We have dedicated stakeholder engagement teams these days and we have innovative ways of working using the current technology and social media platforms. But as a practice, we want to deliver social value. It’s about the way we engage with those residents. So we have an initiative called ‘Beyond Boundaries’, where we work with the youth on an estate or in a regen area, providing them with opportunity. We’re working with Blueprint for All, formally known as The Stephen Lawrence Charitable Trust. I suppose the point is we are always trying to improve on the way we’ve done things in the past. We’re very determined to be able to do that and to do that properly. At the moment, we’re working with quite a lot of local authorities and we’re working with Be First in Barking and Dagenham, looking at regeneration of a number of estates. Our key purpose is to be able to understand what the community is looking for and to be able to reflect that in the solutions that we come up with.
SO: During the BLM protests, people came to us to ask what to do next, what to read or how to change but how do we get to a place where we ALL know what to do?
JN: The problem is not our problem. The problem is not the making of black people. The fact that we’re black doesn’t make us experts in solving that problem. That’s why allyship is incredibly important. BLACC completely understood that from the beginning and we’ve enabled discussions that have never been to take place in the practice.

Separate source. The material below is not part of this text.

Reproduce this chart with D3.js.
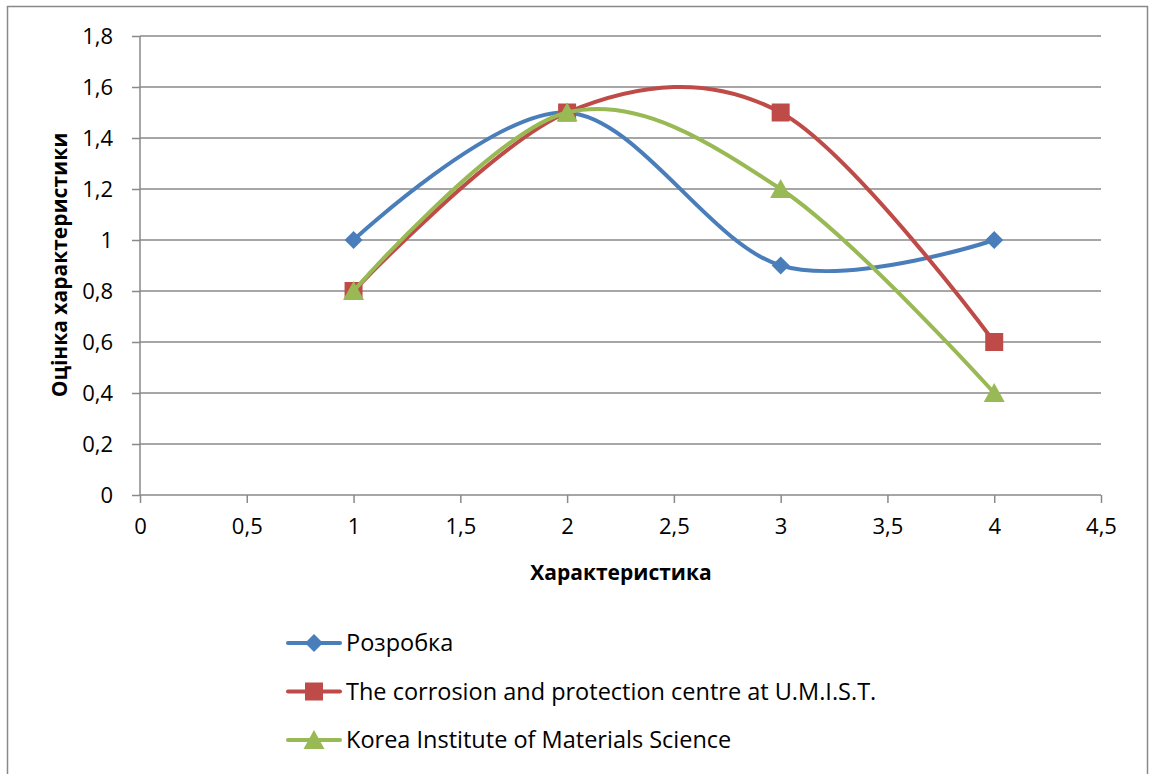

One of the very first things that we did was having a race survey which all the staff participated in. Our HR manager Stephanie Warner took charge of it all. We needed to create an environment where it became more comfortable for everybody to be able to talk about it and one of our strategies was doing the survey. We’ve also organized a series of anti-Racism training sessions, which were compulsory for all staff to attend and then an Inclusive Leadership Programme attended by our Partners and Associates. That enabled people to start to find that space to start to talk freely about what their concerns are and the things that really impact them.
But the only way it can be resolved is by working together by working in allyship with the people that can affect the change. Quoting Banksy’s analogy:
‘Like a broken pipe flooding the apartment of the people living downstairs. The faulty system is making their life a misery, but it’s not their job to fix it. They can’t – no one will let them in the apartment upstairs.’
I think that’s kind of where we are. The only way we can get people to understand that is by having regular conversations and highlighting the issues as they impact on us. It’s not us, it’s not them, it’s together. I mean we’re all learning as we go along. As I say, we’re not experts. I think we’ve made that very clear. BLACC can’t provide the answers for HTA. We can say what’s going on, how we feel and the impact on us. We can join in the conversation but then we need to find a way together that addresses these issues.
SO: What advice would you give to young people, particularly people of colour, that are on their path to becoming architects?
JN: I think perseverance comes to mind, reaching out and not suffering in silence. Be more flexible with your capacity and ability. Use all the platforms you can, to make that noise yourself, make the voice happen for you. A bit of self-promotion doesn’t hurt. I come from a culture and upbringing which used to say as a youth, you’re not supposed to be heard, you should be quiet and submissive. But that’s all changed now. So you must grab the moment, I’m proof that it’s possible.